Less than a week after the path-breaking report of the detection of gravitational waves by the international Laser Interferometer Gravitational-wave Observatory (LIGO) scientific team, the Indian government announced that it has approved, in principle, a project to build a new Advanced-LIGO-scale facility in India. The new facility could conceivably become operational as early as the end of 2023.

When completed, the Indian facility will join five other globally distributed observatories expected to be on line. Those will include the two Advanced LIGO facilities in the U.S. states of Washington and Louisiana; the GEO600 facility in Germany; Advanced Virgo, an observatory in Italy currently undergoing an upgrade that’s expected to go on line in 2016; and KAGRA, a Japanese project expected to begin in 2018.

Geographical advantages

The geographical spread offers significant advantages in the search for gravitational waves, and could ultimately materially expand the number of sources detected.
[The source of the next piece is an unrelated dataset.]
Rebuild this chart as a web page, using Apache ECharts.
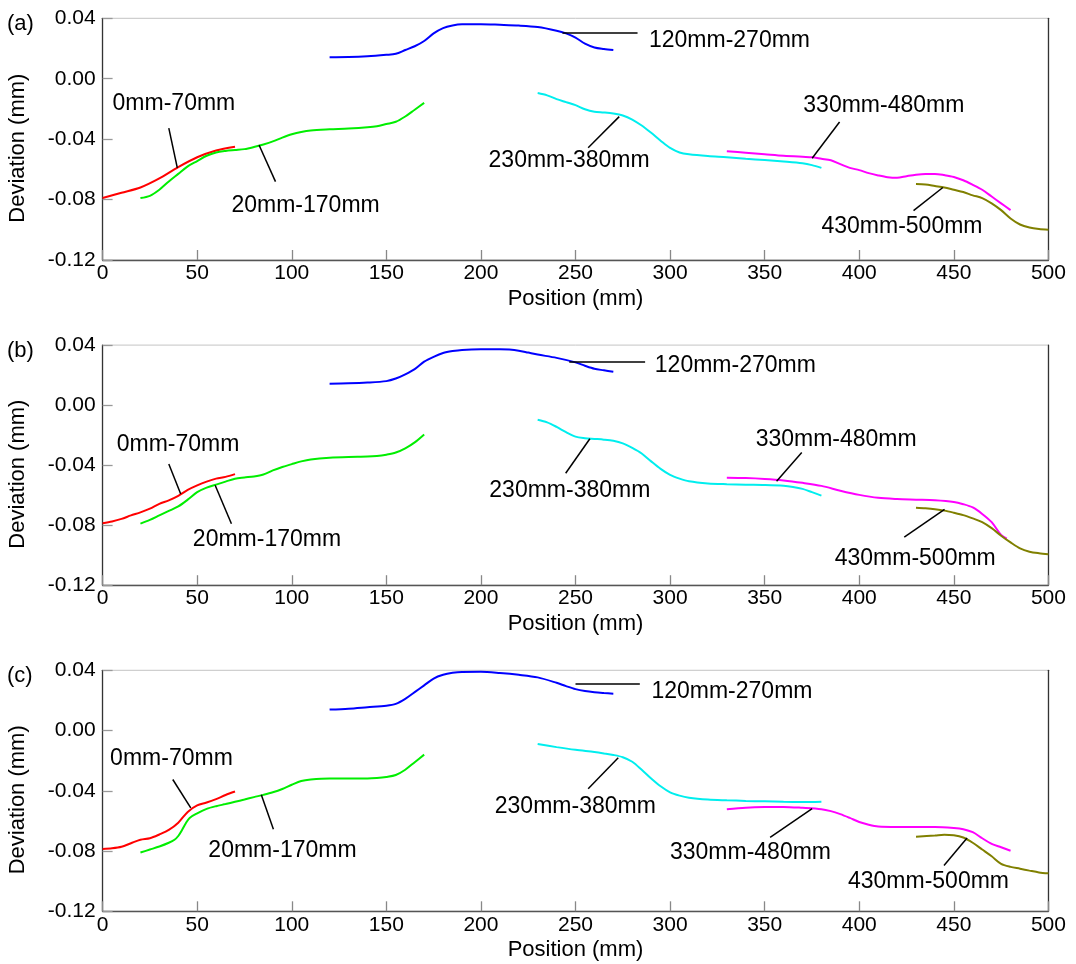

LIGO Chief Scientist and OSA Fellow Stanley Whitcomb told OPN in a recent interview that having multiple facilities with large geographical separation helps not only with respect to capturing the very-long-wavelength signal of gravitational waves—on the order of 3,000 km—but also in ensuring good coverage of the strong polarization of these waves from the LIGO detectors, which hug the surface of the Earth and are inherently 2-D in nature.

“For every direction on the sky, for any one of these L-shaped detectors, there’s one linear polarization that we’re completely insensitive to,” Whitcomb notes. The way to get independent orientations that can capture that additional polarization, he says, is to “go a quarter of the way around the world, and on a detector that's built parallel to the Earth's surface you naturally get those other orientations.”

“Technically feasible” by 2023

Quite apart from its value in sniffing out gravitational waves, the new observatory could, in the view of the Indian Cabinet, carry some larger economic and societal benefits for the country. “LIGO-India will … bring considerable opportunities in cutting edge technology for the Indian industry,” according to the Cabinet’s statement announcing the green-light on the project. And, the statement continues, “The project will motivate Indian students and young scientists to explore newer frontiers of knowledge, and will add further impetus to scientific research in the country.”

To get the Indian project off the blocks as quickly as possible, scientists and technicians in the international LIGO consortium are actively collaborating with the Indian team on site selection, technology and designs for the exquisitely sensitive detectors. As a result, according to Fred Raab, who heads the Advanced LIGO facility in Hanford, Washington, and also acts as LIGO liaison with the India project, “it is technically feasible for LIGO-India to go online by the end of 2023.”